Objective: Go through the material below and report how many lines contain "this". Give only the number.

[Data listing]
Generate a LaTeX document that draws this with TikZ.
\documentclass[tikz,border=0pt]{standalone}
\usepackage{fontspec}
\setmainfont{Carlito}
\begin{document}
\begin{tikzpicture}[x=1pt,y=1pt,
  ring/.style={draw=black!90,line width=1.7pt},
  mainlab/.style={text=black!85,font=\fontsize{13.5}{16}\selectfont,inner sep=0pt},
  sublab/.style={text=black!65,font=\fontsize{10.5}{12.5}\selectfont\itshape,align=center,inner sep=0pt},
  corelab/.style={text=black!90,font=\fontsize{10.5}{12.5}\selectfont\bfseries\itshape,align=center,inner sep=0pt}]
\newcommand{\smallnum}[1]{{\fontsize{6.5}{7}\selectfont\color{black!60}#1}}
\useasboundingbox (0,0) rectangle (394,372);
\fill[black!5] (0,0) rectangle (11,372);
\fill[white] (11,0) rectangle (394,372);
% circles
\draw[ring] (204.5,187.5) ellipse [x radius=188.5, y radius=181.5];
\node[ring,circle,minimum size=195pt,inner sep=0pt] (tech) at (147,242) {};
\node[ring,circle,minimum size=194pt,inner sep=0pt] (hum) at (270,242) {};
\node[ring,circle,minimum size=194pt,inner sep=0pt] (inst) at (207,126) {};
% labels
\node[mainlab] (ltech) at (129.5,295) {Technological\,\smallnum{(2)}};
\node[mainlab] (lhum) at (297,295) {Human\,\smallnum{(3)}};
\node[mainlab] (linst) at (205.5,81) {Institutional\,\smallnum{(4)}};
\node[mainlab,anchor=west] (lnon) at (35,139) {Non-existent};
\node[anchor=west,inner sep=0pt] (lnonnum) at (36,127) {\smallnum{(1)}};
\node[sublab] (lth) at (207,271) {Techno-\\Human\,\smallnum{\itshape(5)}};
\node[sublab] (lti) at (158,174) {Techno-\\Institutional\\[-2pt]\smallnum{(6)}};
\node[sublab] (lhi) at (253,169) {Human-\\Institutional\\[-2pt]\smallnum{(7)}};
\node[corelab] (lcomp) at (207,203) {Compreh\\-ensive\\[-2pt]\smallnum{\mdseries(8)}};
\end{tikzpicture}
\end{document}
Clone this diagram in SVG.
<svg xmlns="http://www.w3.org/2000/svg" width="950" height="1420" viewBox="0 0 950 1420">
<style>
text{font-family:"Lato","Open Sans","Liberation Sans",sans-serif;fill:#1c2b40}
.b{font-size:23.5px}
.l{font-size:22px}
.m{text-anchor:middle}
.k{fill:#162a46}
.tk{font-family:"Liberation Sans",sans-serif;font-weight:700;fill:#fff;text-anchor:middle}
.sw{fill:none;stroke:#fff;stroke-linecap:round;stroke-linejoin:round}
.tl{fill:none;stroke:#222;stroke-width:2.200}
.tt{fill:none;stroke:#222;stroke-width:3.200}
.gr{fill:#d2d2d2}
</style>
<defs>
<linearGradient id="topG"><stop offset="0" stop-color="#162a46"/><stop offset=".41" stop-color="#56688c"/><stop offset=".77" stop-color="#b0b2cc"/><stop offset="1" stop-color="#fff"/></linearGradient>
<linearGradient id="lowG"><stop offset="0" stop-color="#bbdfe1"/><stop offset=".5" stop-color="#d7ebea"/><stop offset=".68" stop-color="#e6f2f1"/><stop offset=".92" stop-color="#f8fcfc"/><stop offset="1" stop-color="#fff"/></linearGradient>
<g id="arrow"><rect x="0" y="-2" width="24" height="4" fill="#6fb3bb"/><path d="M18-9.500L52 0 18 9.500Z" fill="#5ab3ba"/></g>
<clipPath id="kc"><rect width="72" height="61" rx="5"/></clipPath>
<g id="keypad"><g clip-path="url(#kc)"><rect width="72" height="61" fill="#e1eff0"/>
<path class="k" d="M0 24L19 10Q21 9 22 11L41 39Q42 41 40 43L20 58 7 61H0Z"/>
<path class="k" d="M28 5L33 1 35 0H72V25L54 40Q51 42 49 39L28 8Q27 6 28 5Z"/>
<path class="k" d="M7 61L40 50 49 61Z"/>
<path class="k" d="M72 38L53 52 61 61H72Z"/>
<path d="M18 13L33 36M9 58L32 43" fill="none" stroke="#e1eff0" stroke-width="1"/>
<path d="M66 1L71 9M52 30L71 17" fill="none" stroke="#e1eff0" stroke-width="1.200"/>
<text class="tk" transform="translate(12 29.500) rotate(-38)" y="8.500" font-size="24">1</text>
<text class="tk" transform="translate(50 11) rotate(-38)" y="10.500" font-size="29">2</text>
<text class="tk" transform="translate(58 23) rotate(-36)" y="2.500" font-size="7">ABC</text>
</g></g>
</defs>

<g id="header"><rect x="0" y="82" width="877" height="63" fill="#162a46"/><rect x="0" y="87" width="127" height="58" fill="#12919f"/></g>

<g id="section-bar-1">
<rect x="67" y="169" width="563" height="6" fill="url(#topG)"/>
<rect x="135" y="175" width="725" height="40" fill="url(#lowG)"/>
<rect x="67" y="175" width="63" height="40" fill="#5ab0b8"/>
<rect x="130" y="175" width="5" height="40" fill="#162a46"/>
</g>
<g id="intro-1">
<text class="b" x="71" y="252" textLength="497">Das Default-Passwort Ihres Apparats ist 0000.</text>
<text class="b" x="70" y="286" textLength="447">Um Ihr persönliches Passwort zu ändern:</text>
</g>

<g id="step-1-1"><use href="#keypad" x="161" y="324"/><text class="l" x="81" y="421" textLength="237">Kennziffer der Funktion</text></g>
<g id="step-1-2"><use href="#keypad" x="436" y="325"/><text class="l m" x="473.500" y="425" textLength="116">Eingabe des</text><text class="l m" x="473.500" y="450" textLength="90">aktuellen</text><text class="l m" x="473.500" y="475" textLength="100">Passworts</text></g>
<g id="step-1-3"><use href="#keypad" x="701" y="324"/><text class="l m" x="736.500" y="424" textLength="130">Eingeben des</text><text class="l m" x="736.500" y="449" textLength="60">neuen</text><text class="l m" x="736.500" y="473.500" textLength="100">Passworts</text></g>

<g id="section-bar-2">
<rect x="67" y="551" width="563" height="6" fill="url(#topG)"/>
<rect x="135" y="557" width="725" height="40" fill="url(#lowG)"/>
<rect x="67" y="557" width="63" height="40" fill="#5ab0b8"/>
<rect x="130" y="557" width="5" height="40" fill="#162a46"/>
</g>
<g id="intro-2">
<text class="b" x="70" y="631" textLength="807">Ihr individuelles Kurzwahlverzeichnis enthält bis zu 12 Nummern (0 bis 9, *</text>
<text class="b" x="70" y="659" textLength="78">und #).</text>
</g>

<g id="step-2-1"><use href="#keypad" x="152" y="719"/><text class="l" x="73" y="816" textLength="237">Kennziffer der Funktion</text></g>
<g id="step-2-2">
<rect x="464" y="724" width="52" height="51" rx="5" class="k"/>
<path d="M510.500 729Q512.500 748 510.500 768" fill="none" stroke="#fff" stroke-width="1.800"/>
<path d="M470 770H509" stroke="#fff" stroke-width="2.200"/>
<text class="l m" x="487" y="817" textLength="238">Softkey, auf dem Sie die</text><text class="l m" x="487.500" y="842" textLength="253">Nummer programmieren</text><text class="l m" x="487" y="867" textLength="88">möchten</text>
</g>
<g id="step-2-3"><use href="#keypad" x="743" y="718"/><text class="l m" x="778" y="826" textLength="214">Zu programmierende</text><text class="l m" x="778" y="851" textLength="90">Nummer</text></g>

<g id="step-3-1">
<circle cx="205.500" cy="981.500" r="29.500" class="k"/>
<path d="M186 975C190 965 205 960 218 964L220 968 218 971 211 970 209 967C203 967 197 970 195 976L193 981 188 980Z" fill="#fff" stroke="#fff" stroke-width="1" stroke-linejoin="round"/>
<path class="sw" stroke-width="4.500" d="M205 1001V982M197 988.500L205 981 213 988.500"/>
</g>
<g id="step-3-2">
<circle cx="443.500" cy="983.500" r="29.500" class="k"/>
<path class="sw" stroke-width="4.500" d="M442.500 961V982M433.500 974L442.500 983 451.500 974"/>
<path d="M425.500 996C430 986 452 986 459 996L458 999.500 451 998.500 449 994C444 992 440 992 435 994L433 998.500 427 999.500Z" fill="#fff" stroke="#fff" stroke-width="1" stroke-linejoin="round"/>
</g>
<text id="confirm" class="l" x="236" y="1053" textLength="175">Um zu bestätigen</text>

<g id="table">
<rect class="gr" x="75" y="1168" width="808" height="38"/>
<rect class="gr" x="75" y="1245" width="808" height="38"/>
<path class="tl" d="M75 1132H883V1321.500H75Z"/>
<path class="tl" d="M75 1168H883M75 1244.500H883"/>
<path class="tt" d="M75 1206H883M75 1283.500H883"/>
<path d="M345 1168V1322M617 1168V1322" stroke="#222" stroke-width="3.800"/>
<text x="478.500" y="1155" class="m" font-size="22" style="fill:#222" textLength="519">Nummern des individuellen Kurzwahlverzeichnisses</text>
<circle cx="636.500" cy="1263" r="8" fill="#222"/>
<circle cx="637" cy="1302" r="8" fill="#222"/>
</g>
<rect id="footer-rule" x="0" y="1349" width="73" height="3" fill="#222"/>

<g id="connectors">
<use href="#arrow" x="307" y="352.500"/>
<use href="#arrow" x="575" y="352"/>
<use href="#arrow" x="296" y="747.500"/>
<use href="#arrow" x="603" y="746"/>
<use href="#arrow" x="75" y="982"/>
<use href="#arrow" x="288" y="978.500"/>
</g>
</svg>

Exercise answer: 2